Extending the Pearson hash function to larger values

2009-08-18

My favorite hash function is without doubt the Pearson hash. In my measurements, for my usage, custom hash tables built using a Pearson hash to index into a power-of-two-sized table, have always performed better than the best alternatives. (For not-small tables each table slot is the root of a binary tree.) Certainly this result is going to be somewhat specific to the use-case and current CPU architecture, but each time performance was important, my solution - using binary trees in 256 hash buckets, using the Pearson hash - won the benchmarks.

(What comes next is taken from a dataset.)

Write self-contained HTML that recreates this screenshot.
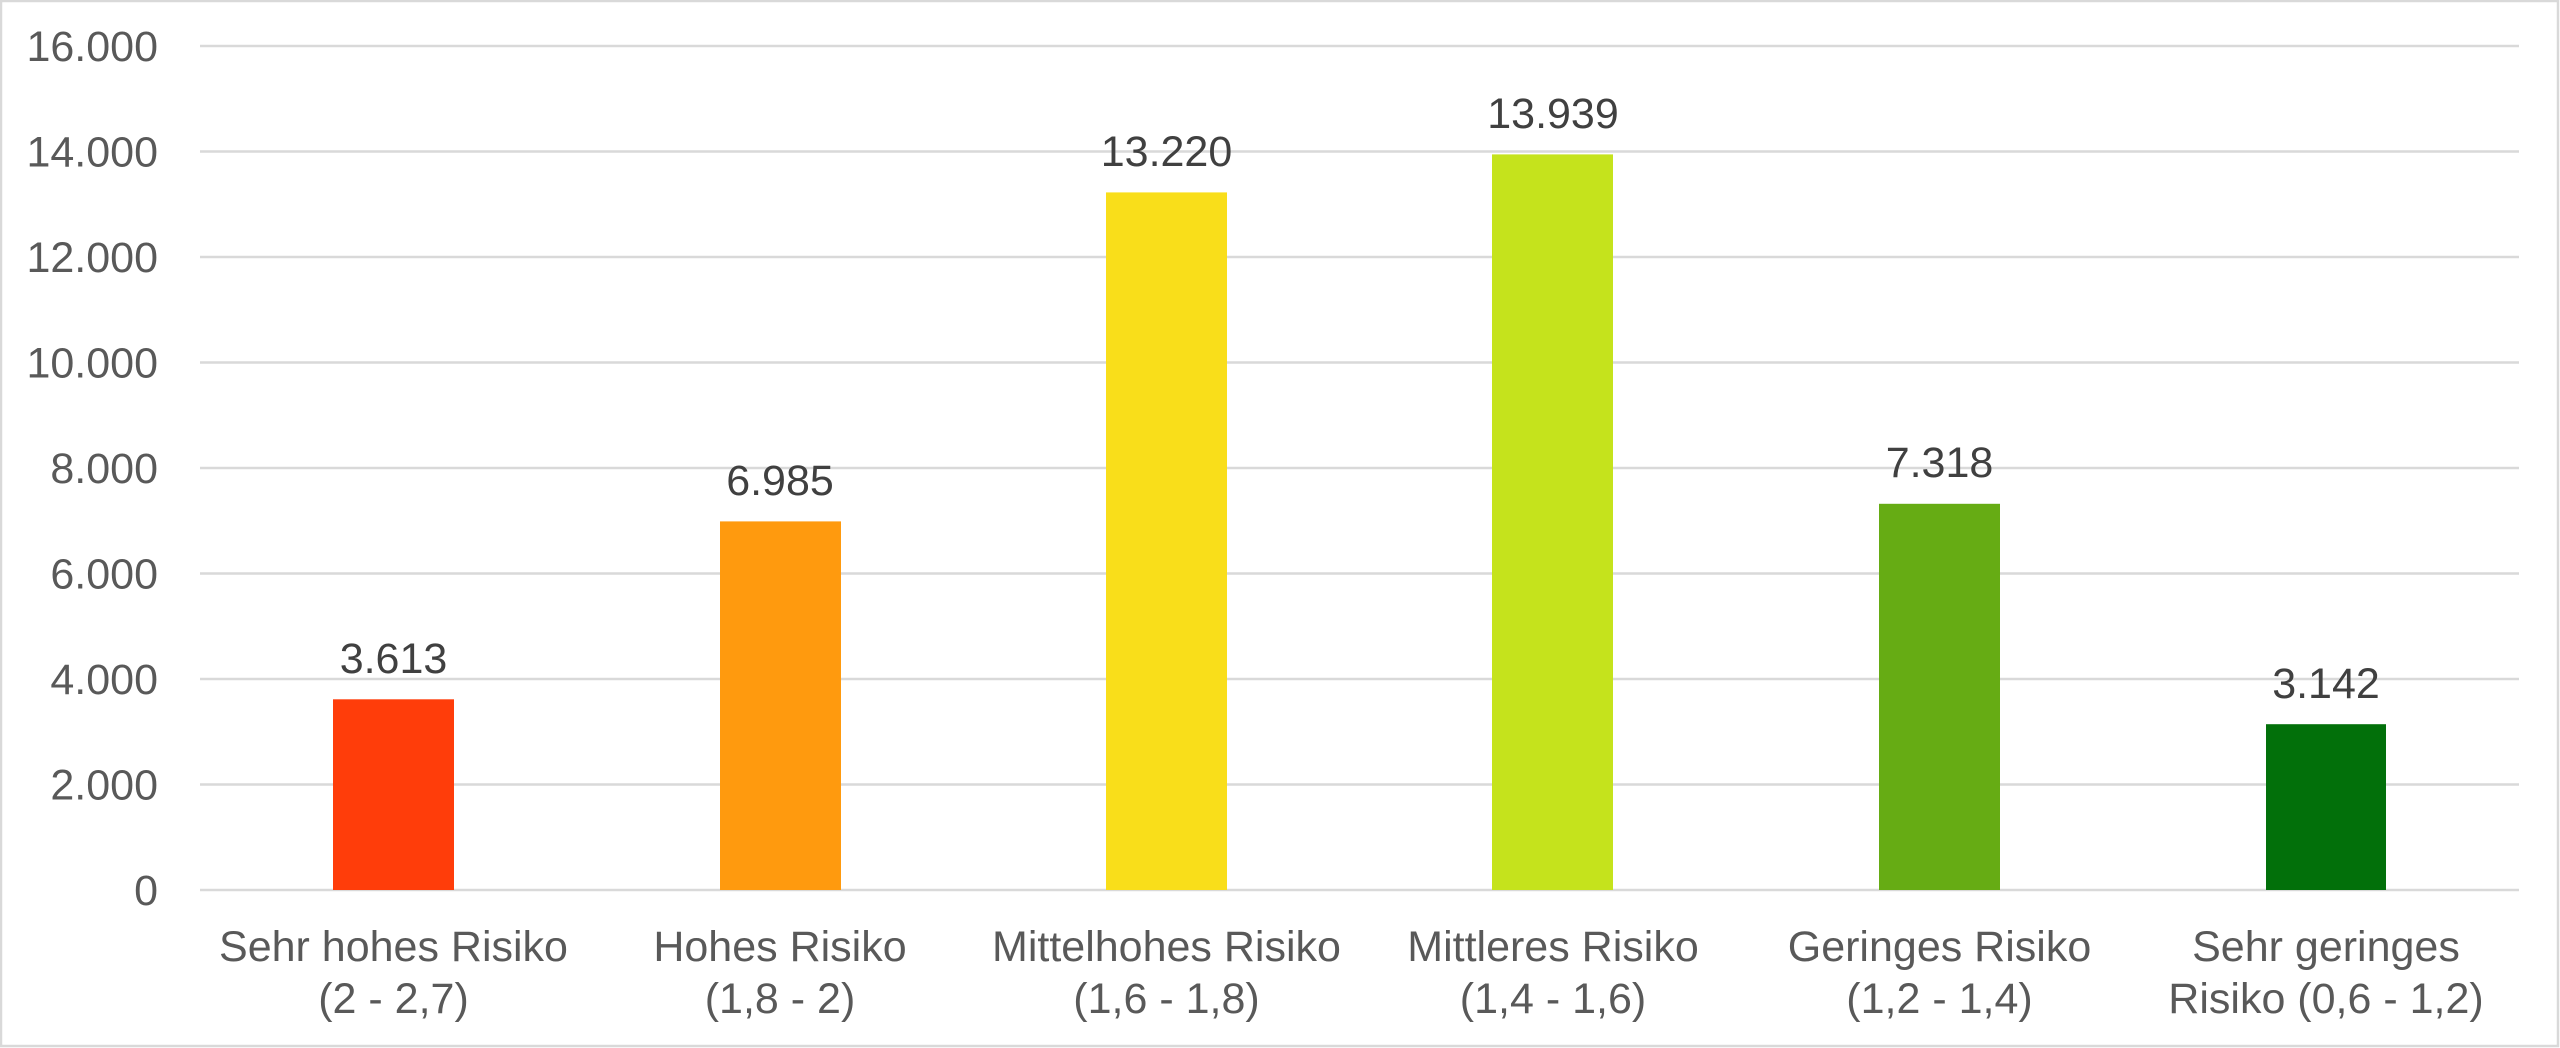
<!DOCTYPE html>
<html><head><meta charset="utf-8"><style>
html,body{margin:0;padding:0;background:#fff;}
svg{display:block;}
text{font-family:"Liberation Sans",sans-serif;}
</style></head><body>
<svg width="2560" height="1048" viewBox="0 0 2560 1048" xmlns="http://www.w3.org/2000/svg">
<rect x="1" y="1" width="2557" height="1045" fill="#fff" stroke="#d9d9d9" stroke-width="2.5"/>
<g stroke="#d9d9d9" stroke-width="2.5">
<line x1="200" x2="2519" y1="46" y2="46"/>
<line x1="200" x2="2519" y1="151.5" y2="151.5"/>
<line x1="200" x2="2519" y1="257" y2="257"/>
<line x1="200" x2="2519" y1="362.5" y2="362.5"/>
<line x1="200" x2="2519" y1="468" y2="468"/>
<line x1="200" x2="2519" y1="573.5" y2="573.5"/>
<line x1="200" x2="2519" y1="679" y2="679"/>
<line x1="200" x2="2519" y1="784.5" y2="784.5"/>
<line x1="200" x2="2519" y1="890" y2="890"/>
</g>
<g font-size="43" fill="#595959" text-anchor="end">
<text x="158" y="61">16.000</text>
<text x="158" y="166.5">14.000</text>
<text x="158" y="272">12.000</text>
<text x="158" y="377.5">10.000</text>
<text x="158" y="483">8.000</text>
<text x="158" y="588.5">6.000</text>
<text x="158" y="694">4.000</text>
<text x="158" y="799.5">2.000</text>
<text x="158" y="905">0</text>
</g>
<rect x="333" y="699.3" width="121" height="190.7" fill="#FF3D0A"/>
<rect x="720" y="521.4" width="121" height="368.6" fill="#FF9A0E"/>
<rect x="1106" y="192.4" width="121" height="697.6" fill="#F9DE1A"/>
<rect x="1492" y="154.4" width="121" height="735.6" fill="#C5E31C"/>
<rect x="1879" y="503.8" width="121" height="386.2" fill="#66AC14"/>
<rect x="2266" y="724.2" width="120" height="165.8" fill="#02700A"/>
<g font-size="43" fill="#404040" text-anchor="middle">
<text x="393.5" y="673">3.613</text>
<text x="780" y="495">6.985</text>
<text x="1166.5" y="166">13.220</text>
<text x="1553" y="128">13.939</text>
<text x="1939.5" y="477">7.318</text>
<text x="2326" y="698">3.142</text>
</g>
<g font-size="43" fill="#595959" text-anchor="middle">
<text x="393.5" y="961">Sehr hohes Risiko</text><text x="393.5" y="1013">(2 - 2,7)</text>
<text x="780" y="961">Hohes Risiko</text><text x="780" y="1013">(1,8 - 2)</text>
<text x="1166.5" y="961">Mittelhohes Risiko</text><text x="1166.5" y="1013">(1,6 - 1,8)</text>
<text x="1553" y="961">Mittleres Risiko</text><text x="1553" y="1013">(1,4 - 1,6)</text>
<text x="1939.5" y="961">Geringes Risiko</text><text x="1939.5" y="1013">(1,2 - 1,4)</text>
<text x="2326" y="961">Sehr geringes</text><text x="2326" y="1013">Risiko (0,6 - 1,2)</text>
</g>
</svg>
</body></html>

The main limitation of the Pearson hash is that it only computes an 8-bit value (i.e. the range 0..255). For some problems a bigger range of values would be good. The means offered in Pearson's original paper (as I recall - threw out the old magazine long ago, and the paper is not on the web) was to run the algorithm more than once to add additional 8-bit chunks to the hash.

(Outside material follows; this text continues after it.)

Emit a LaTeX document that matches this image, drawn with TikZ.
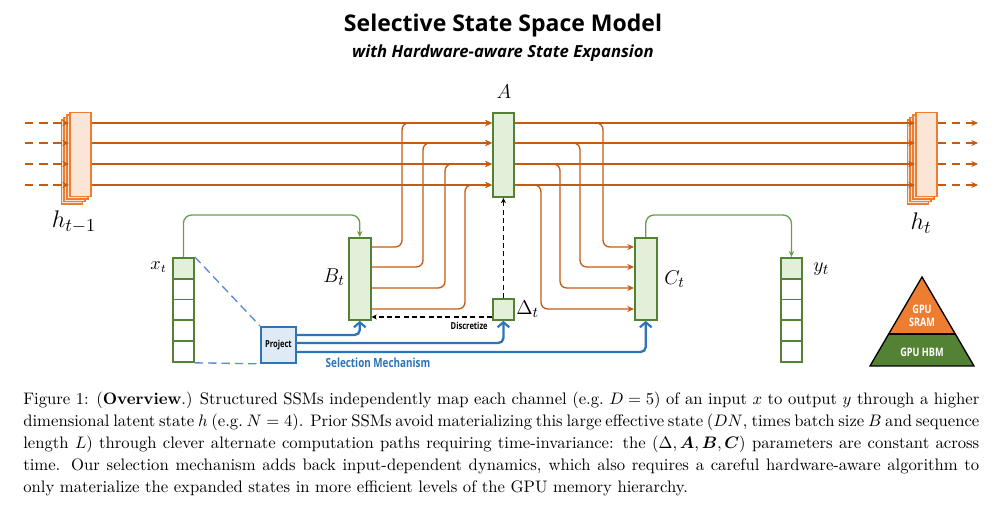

Just now I'm feeling like a bit of an idiot, as it seems the Pearson hash could be easily extended up to 16-bits (or a bit beyond) with a ridiculously small change.

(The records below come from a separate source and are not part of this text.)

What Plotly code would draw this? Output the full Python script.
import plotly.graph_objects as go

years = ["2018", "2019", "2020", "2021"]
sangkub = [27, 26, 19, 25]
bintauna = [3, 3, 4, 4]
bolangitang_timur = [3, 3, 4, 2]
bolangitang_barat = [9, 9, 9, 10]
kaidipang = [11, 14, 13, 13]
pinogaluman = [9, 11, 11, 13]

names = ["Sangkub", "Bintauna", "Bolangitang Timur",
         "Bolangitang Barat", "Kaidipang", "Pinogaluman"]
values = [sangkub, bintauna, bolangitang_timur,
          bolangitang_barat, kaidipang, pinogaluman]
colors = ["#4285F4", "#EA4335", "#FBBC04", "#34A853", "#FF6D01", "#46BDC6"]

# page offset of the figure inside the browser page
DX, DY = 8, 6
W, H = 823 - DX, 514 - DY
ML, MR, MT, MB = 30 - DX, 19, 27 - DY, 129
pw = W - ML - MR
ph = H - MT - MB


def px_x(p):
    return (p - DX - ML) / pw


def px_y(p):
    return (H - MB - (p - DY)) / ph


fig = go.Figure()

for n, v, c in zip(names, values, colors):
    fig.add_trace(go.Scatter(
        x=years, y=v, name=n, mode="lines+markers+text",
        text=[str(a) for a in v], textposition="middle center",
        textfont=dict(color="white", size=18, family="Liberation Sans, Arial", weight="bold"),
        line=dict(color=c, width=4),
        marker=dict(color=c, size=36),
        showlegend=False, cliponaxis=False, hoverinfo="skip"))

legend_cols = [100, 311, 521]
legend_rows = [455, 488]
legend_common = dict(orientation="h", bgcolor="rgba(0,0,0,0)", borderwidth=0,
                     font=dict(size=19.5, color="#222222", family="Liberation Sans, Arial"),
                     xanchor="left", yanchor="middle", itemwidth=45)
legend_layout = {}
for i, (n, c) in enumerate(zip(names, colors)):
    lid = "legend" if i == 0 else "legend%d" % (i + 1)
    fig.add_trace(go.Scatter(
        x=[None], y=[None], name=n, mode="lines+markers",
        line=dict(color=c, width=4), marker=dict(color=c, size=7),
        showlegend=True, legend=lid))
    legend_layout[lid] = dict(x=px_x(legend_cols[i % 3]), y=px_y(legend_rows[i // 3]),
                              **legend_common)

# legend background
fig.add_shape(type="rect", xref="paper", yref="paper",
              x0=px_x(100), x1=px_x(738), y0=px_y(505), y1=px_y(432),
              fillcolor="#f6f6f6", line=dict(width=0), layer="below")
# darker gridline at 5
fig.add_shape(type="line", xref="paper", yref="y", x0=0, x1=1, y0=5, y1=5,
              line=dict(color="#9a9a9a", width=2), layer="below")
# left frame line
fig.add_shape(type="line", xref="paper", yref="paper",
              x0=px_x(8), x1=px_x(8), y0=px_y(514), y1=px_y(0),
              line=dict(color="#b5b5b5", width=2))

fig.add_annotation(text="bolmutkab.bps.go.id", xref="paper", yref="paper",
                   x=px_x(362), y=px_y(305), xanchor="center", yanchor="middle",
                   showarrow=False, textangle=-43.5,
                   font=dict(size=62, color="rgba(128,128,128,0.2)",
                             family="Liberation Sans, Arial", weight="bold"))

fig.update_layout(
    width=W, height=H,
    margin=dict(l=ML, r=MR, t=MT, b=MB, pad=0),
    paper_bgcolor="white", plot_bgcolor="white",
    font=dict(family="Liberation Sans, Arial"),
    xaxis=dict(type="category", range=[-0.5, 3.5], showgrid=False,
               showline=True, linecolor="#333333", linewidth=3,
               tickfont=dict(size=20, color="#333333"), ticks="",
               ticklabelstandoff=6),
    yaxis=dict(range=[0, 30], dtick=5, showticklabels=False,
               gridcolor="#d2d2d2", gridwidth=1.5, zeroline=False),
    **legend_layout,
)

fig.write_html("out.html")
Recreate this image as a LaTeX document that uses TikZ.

The original Pearson algorithm:

static unsigned char T[] = {
    // The values 0..255 shuffled into random order.
};

static inline unsigned hashOf(unsigned h,const char* s) {
    for (int c = *s++; c; c = *s++) {
        h = T[h ^ (255 & c)];
    }
    return h;
}

The algorithm modified to generate a 16-bit hash:

static unsigned short T[] = {
    // The values 0..65535 shuffled into random order.
};

static inline unsigned hashOf(unsigned h,const char* s) {
    for (int c = *s++; c; c = *s++) {
        h = T[h ^ (255 & c)];
    }
    return h;
}

Note that only the type and size of the table T changed!

With the large cache sizes of current CPUs, the 128KB table will fit nicely into cache, and perform very well. On CPUs with smaller caches, you might want to use a smaller table. Also clearly the table size for a 32-bit hash would be huge. You might want some sort of test for degenerate patterns in T[] (though I'd guess the probability of getting a bad table is very small).

This notion is so simple, I am a bit surprised that no one (so far as I can tell) suggested this approach before.

For large numbers of keys, each bit added to the hash value saves the equivalent of a key comparison. Adding 8-bits to the key saves 8 key comparisons. If the expense added to the hash function is less than the cost of one key comparison (certainly true of string compares), then you are ahead from the first bit added.